<<<<

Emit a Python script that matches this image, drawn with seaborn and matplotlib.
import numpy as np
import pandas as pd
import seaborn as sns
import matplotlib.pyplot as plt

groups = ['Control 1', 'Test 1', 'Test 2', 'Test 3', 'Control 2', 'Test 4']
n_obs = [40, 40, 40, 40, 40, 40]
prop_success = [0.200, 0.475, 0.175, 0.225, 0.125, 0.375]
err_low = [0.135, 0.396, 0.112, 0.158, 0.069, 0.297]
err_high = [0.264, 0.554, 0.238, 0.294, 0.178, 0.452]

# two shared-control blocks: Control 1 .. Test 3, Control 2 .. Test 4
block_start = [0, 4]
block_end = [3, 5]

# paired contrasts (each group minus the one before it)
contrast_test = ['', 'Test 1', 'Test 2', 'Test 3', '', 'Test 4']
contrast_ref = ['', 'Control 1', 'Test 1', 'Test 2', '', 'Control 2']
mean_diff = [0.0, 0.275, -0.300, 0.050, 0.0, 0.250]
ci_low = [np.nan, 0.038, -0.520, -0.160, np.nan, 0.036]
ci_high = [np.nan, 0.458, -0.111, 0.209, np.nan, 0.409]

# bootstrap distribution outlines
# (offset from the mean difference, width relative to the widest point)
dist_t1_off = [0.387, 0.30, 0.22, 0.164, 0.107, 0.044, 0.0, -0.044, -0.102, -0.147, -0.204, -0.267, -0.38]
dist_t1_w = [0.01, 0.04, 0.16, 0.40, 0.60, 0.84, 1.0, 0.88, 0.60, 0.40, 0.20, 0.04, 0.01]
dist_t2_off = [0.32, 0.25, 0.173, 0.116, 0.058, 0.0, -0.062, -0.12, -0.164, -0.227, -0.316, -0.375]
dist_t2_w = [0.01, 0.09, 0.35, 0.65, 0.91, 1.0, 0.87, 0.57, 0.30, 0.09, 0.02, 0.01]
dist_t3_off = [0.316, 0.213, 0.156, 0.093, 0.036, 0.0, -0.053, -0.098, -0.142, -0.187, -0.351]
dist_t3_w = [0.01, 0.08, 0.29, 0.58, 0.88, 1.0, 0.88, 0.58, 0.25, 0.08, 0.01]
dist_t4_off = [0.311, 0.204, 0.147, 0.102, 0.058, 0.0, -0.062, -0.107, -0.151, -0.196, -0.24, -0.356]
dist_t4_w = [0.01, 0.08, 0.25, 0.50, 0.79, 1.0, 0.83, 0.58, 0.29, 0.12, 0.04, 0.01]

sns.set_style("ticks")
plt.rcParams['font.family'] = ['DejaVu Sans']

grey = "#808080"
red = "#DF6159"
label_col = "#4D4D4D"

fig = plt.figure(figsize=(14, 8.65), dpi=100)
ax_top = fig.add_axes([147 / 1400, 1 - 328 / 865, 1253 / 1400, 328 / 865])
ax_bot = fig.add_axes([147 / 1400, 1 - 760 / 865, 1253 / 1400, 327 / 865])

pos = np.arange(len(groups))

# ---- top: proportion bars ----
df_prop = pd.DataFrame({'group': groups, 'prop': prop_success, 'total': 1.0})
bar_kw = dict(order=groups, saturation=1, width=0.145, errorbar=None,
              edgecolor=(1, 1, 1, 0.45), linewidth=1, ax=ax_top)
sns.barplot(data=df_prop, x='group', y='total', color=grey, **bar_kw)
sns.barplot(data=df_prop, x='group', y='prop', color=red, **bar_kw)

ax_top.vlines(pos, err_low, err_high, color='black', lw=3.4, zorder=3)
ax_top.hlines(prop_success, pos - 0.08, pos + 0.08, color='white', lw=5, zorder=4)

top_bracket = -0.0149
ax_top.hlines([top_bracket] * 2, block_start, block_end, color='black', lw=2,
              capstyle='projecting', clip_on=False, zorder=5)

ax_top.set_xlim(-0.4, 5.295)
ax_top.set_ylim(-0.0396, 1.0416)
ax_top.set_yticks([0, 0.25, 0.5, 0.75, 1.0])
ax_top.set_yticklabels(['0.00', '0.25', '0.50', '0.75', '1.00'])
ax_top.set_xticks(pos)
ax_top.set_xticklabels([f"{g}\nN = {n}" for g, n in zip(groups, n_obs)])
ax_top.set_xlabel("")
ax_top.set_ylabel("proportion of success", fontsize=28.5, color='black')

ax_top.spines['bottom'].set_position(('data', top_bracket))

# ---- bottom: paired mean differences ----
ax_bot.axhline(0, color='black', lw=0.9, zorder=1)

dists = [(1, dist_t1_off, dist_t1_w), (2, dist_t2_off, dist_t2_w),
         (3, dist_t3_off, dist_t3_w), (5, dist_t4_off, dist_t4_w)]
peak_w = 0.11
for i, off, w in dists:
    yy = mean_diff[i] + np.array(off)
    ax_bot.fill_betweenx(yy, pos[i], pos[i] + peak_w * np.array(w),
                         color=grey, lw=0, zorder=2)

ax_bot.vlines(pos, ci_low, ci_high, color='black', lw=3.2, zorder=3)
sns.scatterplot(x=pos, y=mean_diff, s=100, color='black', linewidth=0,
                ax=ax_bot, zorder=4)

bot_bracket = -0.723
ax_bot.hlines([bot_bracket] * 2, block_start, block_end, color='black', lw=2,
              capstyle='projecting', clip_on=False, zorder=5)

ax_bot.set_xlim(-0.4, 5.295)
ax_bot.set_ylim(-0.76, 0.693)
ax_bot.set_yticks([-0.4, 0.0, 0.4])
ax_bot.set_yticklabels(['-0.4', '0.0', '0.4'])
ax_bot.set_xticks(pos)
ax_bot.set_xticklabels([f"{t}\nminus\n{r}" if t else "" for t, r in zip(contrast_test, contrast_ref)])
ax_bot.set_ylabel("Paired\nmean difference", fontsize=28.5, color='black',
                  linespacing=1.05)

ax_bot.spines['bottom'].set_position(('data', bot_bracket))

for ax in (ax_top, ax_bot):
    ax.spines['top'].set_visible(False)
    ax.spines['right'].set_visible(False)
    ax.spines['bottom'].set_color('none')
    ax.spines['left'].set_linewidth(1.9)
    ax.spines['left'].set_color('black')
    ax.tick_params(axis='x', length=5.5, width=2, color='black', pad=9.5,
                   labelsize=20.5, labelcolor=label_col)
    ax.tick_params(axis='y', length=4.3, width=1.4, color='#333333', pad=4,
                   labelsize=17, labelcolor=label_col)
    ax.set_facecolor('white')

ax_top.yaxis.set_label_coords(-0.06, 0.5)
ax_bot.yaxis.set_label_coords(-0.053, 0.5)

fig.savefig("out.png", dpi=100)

>>>>

Print all of the data exactly as it was given.

Emit a Python script that matches this image, drawn with seaborn and matplotlib.
import numpy as np
import pandas as pd
import seaborn as sns
import matplotlib.pyplot as plt

groups = ['Control 1', 'Test 1', 'Test 2', 'Test 3', 'Control 2', 'Test 4']
n_obs = [40, 40, 40, 40, 40, 40]
prop_success = [0.200, 0.475, 0.175, 0.225, 0.125, 0.375]
err_low = [0.135, 0.396, 0.112, 0.158, 0.069, 0.297]
err_high = [0.264, 0.554, 0.238, 0.294, 0.178, 0.452]

# two shared-control blocks: Control 1 .. Test 3, Control 2 .. Test 4
block_start = [0, 4]
block_end = [3, 5]

# paired contrasts (each group minus the one before it)
contrast_test = ['', 'Test 1', 'Test 2', 'Test 3', '', 'Test 4']
contrast_ref = ['', 'Control 1', 'Test 1', 'Test 2', '', 'Control 2']
mean_diff = [0.0, 0.275, -0.300, 0.050, 0.0, 0.250]
ci_low = [np.nan, 0.038, -0.520, -0.160, np.nan, 0.036]
ci_high = [np.nan, 0.458, -0.111, 0.209, np.nan, 0.409]

# bootstrap distribution outlines
# (offset from the mean difference, width relative to the widest point)
dist_t1_off = [0.387, 0.30, 0.22, 0.164, 0.107, 0.044, 0.0, -0.044, -0.102, -0.147, -0.204, -0.267, -0.38]
dist_t1_w = [0.01, 0.04, 0.16, 0.40, 0.60, 0.84, 1.0, 0.88, 0.60, 0.40, 0.20, 0.04, 0.01]
dist_t2_off = [0.32, 0.25, 0.173, 0.116, 0.058, 0.0, -0.062, -0.12, -0.164, -0.227, -0.316, -0.375]
dist_t2_w = [0.01, 0.09, 0.35, 0.65, 0.91, 1.0, 0.87, 0.57, 0.30, 0.09, 0.02, 0.01]
dist_t3_off = [0.316, 0.213, 0.156, 0.093, 0.036, 0.0, -0.053, -0.098, -0.142, -0.187, -0.351]
dist_t3_w = [0.01, 0.08, 0.29, 0.58, 0.88, 1.0, 0.88, 0.58, 0.25, 0.08, 0.01]
dist_t4_off = [0.311, 0.204, 0.147, 0.102, 0.058, 0.0, -0.062, -0.107, -0.151, -0.196, -0.24, -0.356]
dist_t4_w = [0.01, 0.08, 0.25, 0.50, 0.79, 1.0, 0.83, 0.58, 0.29, 0.12, 0.04, 0.01]

sns.set_style("ticks")
plt.rcParams['font.family'] = ['DejaVu Sans']

grey = "#808080"
red = "#DF6159"
label_col = "#4D4D4D"

fig = plt.figure(figsize=(14, 8.65), dpi=100)
ax_top = fig.add_axes([147 / 1400, 1 - 328 / 865, 1253 / 1400, 328 / 865])
ax_bot = fig.add_axes([147 / 1400, 1 - 760 / 865, 1253 / 1400, 327 / 865])

pos = np.arange(len(groups))

# ---- top: proportion bars ----
df_prop = pd.DataFrame({'group': groups, 'prop': prop_success, 'total': 1.0})
bar_kw = dict(order=groups, saturation=1, width=0.145, errorbar=None,
              edgecolor=(1, 1, 1, 0.45), linewidth=1, ax=ax_top)
sns.barplot(data=df_prop, x='group', y='total', color=grey, **bar_kw)
sns.barplot(data=df_prop, x='group', y='prop', color=red, **bar_kw)

ax_top.vlines(pos, err_low, err_high, color='black', lw=3.4, zorder=3)
ax_top.hlines(prop_success, pos - 0.08, pos + 0.08, color='white', lw=5, zorder=4)

top_bracket = -0.0149
ax_top.hlines([top_bracket] * 2, block_start, block_end, color='black', lw=2,
              capstyle='projecting', clip_on=False, zorder=5)

ax_top.set_xlim(-0.4, 5.295)
ax_top.set_ylim(-0.0396, 1.0416)
ax_top.set_yticks([0, 0.25, 0.5, 0.75, 1.0])
ax_top.set_yticklabels(['0.00', '0.25', '0.50', '0.75', '1.00'])
ax_top.set_xticks(pos)
ax_top.set_xticklabels([f"{g}\nN = {n}" for g, n in zip(groups, n_obs)])
ax_top.set_xlabel("")
ax_top.set_ylabel("proportion of success", fontsize=28.5, color='black')

ax_top.spines['bottom'].set_position(('data', top_bracket))

# ---- bottom: paired mean differences ----
ax_bot.axhline(0, color='black', lw=0.9, zorder=1)

dists = [(1, dist_t1_off, dist_t1_w), (2, dist_t2_off, dist_t2_w),
         (3, dist_t3_off, dist_t3_w), (5, dist_t4_off, dist_t4_w)]
peak_w = 0.11
for i, off, w in dists:
    yy = mean_diff[i] + np.array(off)
    ax_bot.fill_betweenx(yy, pos[i], pos[i] + peak_w * np.array(w),
                         color=grey, lw=0, zorder=2)

ax_bot.vlines(pos, ci_low, ci_high, color='black', lw=3.2, zorder=3)
sns.scatterplot(x=pos, y=mean_diff, s=100, color='black', linewidth=0,
                ax=ax_bot, zorder=4)

bot_bracket = -0.723
ax_bot.hlines([bot_bracket] * 2, block_start, block_end, color='black', lw=2,
              capstyle='projecting', clip_on=False, zorder=5)

ax_bot.set_xlim(-0.4, 5.295)
ax_bot.set_ylim(-0.76, 0.693)
ax_bot.set_yticks([-0.4, 0.0, 0.4])
ax_bot.set_yticklabels(['-0.4', '0.0', '0.4'])
ax_bot.set_xticks(pos)
ax_bot.set_xticklabels([f"{t}\nminus\n{r}" if t else "" for t, r in zip(contrast_test, contrast_ref)])
ax_bot.set_ylabel("Paired\nmean difference", fontsize=28.5, color='black',
                  linespacing=1.05)

ax_bot.spines['bottom'].set_position(('data', bot_bracket))

for ax in (ax_top, ax_bot):
    ax.spines['top'].set_visible(False)
    ax.spines['right'].set_visible(False)
    ax.spines['bottom'].set_color('none')
    ax.spines['left'].set_linewidth(1.9)
    ax.spines['left'].set_color('black')
    ax.tick_params(axis='x', length=5.5, width=2, color='black', pad=9.5,
                   labelsize=20.5, labelcolor=label_col)
    ax.tick_params(axis='y', length=4.3, width=1.4, color='#333333', pad=4,
                   labelsize=17, labelcolor=label_col)
    ax.set_facecolor('white')

ax_top.yaxis.set_label_coords(-0.06, 0.5)
ax_bot.yaxis.set_label_coords(-0.053, 0.5)

fig.savefig("out.png", dpi=100)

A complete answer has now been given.